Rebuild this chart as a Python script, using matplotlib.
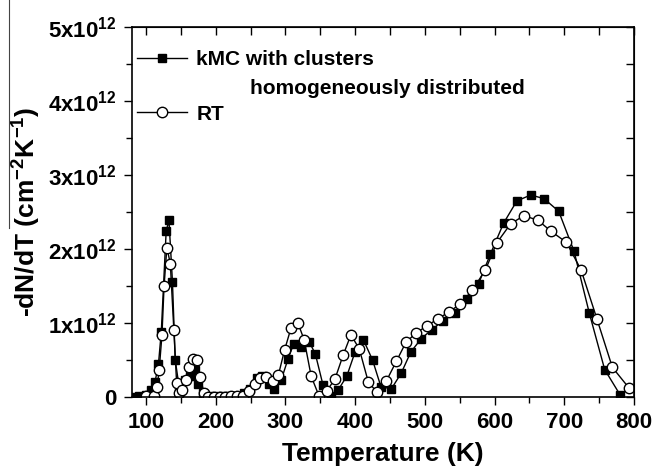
import numpy as np
import matplotlib
matplotlib.use("Agg")
import matplotlib.pyplot as plt
from matplotlib.lines import Line2D
from matplotlib.ticker import MultipleLocator, FuncFormatter

plt.rcParams['font.family'] = ['Liberation Sans', 'DejaVu Sans']
plt.rcParams['font.weight'] = 'bold'
plt.rcParams['mathtext.fontset'] = 'custom'
plt.rcParams['mathtext.rm'] = 'Liberation Sans:bold'
plt.rcParams['mathtext.default'] = 'rm'

# kMC with clusters homogeneously distributed (T in K, -dN/dT in 1e12 cm^-2 K^-1)
kmc_T = [80, 90, 100, 107, 113, 118, 122, 129, 133, 138, 142, 148, 156, 163, 170, 175, 182,
         190, 200, 210, 220, 230, 240, 249, 259, 266, 276, 284, 294, 304, 312, 322, 334, 343,
         354, 365, 376, 388, 400, 412, 425, 437, 452, 466, 480, 495, 510, 526, 543, 560, 577,
         594, 613, 632, 652, 671, 692, 714, 736, 758, 780]
kmc_v = [0.0, 0.01, 0.03, 0.09, 0.2, 0.45, 0.88, 2.24, 2.39, 1.56, 0.5, 0.11, 0.23, 0.29, 0.37, 0.18, 0.05,
         0.01, 0.01, 0.01, 0.01, 0.02, 0.05, 0.11, 0.26, 0.29, 0.18, 0.11, 0.23, 0.52, 0.72, 0.68, 0.75, 0.58,
         0.16, 0.02, 0.1, 0.28, 0.61, 0.77, 0.5, 0.14, 0.11, 0.32, 0.61, 0.79, 0.91, 1.03, 1.14, 1.32, 1.53,
         1.93, 2.35, 2.65, 2.73, 2.68, 2.51, 1.97, 1.13, 0.37, 0.03]

# RT
rt_T = [100, 111, 116, 119, 123, 126, 130, 135, 140, 144, 148, 152, 158, 162, 168, 173, 178, 183,
        189, 197, 206, 214, 222, 231, 239, 248, 257, 264, 272, 282, 290, 299, 308, 318, 327, 337,
        348, 359, 371, 383, 394, 406, 419, 431, 445, 459, 473, 488, 503, 519, 535, 551, 568, 587,
        603, 623, 642, 662, 681, 703, 724, 747, 769, 793]
rt_v = [0.01, 0.02, 0.14, 0.37, 0.84, 1.5, 2.02, 1.8, 0.91, 0.19, 0.05, 0.1, 0.23, 0.4, 0.52, 0.5, 0.27, 0.06,
        0.0, 0.0, 0.0, 0.0, 0.01, 0.01, 0.02, 0.08, 0.18, 0.26, 0.27, 0.22, 0.3, 0.64, 0.93, 1.0, 0.77, 0.28,
        0.02, 0.08, 0.24, 0.57, 0.84, 0.65, 0.2, 0.07, 0.22, 0.48, 0.74, 0.87, 0.96, 1.06, 1.15, 1.26, 1.44, 1.72,
        2.08, 2.34, 2.45, 2.39, 2.24, 2.09, 1.72, 1.05, 0.4, 0.12]

kmc_v = np.array(kmc_v) * 1e12
rt_v = np.array(rt_v) * 1e12

fig = plt.figure(figsize=(6.54, 4.66), dpi=100)
ax = fig.add_axes([132 / 654, 69 / 466, 502 / 654, 370 / 466])

ax.plot(kmc_T, kmc_v, color='black', lw=1.0, marker='s', ms=6, mfc='black', mec='black',
        label='kMC with clusters')
ax.plot(rt_T, rt_v, color='black', lw=1.0, marker='o', ms=7.5, mfc='white', mec='black', mew=1.0,
        label='RT')

ax.set_xlim(80, 800)
ax.set_ylim(0, 5e12)
ax.xaxis.set_major_locator(MultipleLocator(100))
ax.xaxis.set_minor_locator(MultipleLocator(50))
ax.yaxis.set_major_locator(MultipleLocator(1e12))
ax.yaxis.set_minor_locator(MultipleLocator(0.5e12))


def yfmt(v, pos):
    n = int(round(v / 1e12))
    if n == 0:
        return '0'
    return '%dx10$^{12}$' % n


ax.yaxis.set_major_formatter(FuncFormatter(yfmt))
ax.tick_params(which='major', direction='out', length=6, width=1, labelsize=16, pad=5)
ax.tick_params(which='minor', direction='out', length=4, width=1)

# top and right axes with inward ticks, no labels
top = ax.secondary_xaxis('top')
top.xaxis.set_major_locator(MultipleLocator(100))
top.xaxis.set_minor_locator(MultipleLocator(50))
top.tick_params(which='both', direction='in', length=6, width=1, labeltop=False)
right = ax.secondary_yaxis('right')
right.yaxis.set_major_locator(MultipleLocator(1e12))
right.yaxis.set_minor_locator(MultipleLocator(0.5e12))
right.tick_params(which='both', direction='in', length=6, width=1, labelright=False)

for s in ax.spines.values():
    s.set_linewidth(1.2)

ax.set_xlabel('Temperature (K)', fontsize=19, fontweight='bold', labelpad=6)
ax.set_ylabel('-dN/dT (cm$^{-2}$K$^{-1}$)', fontsize=19, fontweight='bold', labelpad=4)

ax.legend(loc='upper left', bbox_to_anchor=(-0.007, 0.96), frameon=False, fontsize=15,
          handlelength=2.4, handletextpad=0.45, labelspacing=1.7, borderaxespad=0)
ax.text(0.235, 0.835, 'homogeneously distributed', transform=ax.transAxes,
        fontsize=15, fontweight='bold', va='center', ha='left')

# stray vertical line at the left edge of the figure
fig.add_artist(Line2D([9 / 654, 9 / 654], [1.0, 1 - 228 / 466], color='#444444', lw=0.8))

fig.savefig('out.png', dpi=100)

▶ _SHORT EXERCISE_:
Pictures stay out. Print the data exactly, from its first line through the line containing "from matplotlib.ticker import".

▶ _PROBLEM SOLUTION_:
Rebuild this chart as a Python script, using matplotlib.
import numpy as np
import matplotlib
matplotlib.use("Agg")
import matplotlib.pyplot as plt
from matplotlib.lines import Line2D
from matplotlib.ticker import MultipleLocator, FuncFormatter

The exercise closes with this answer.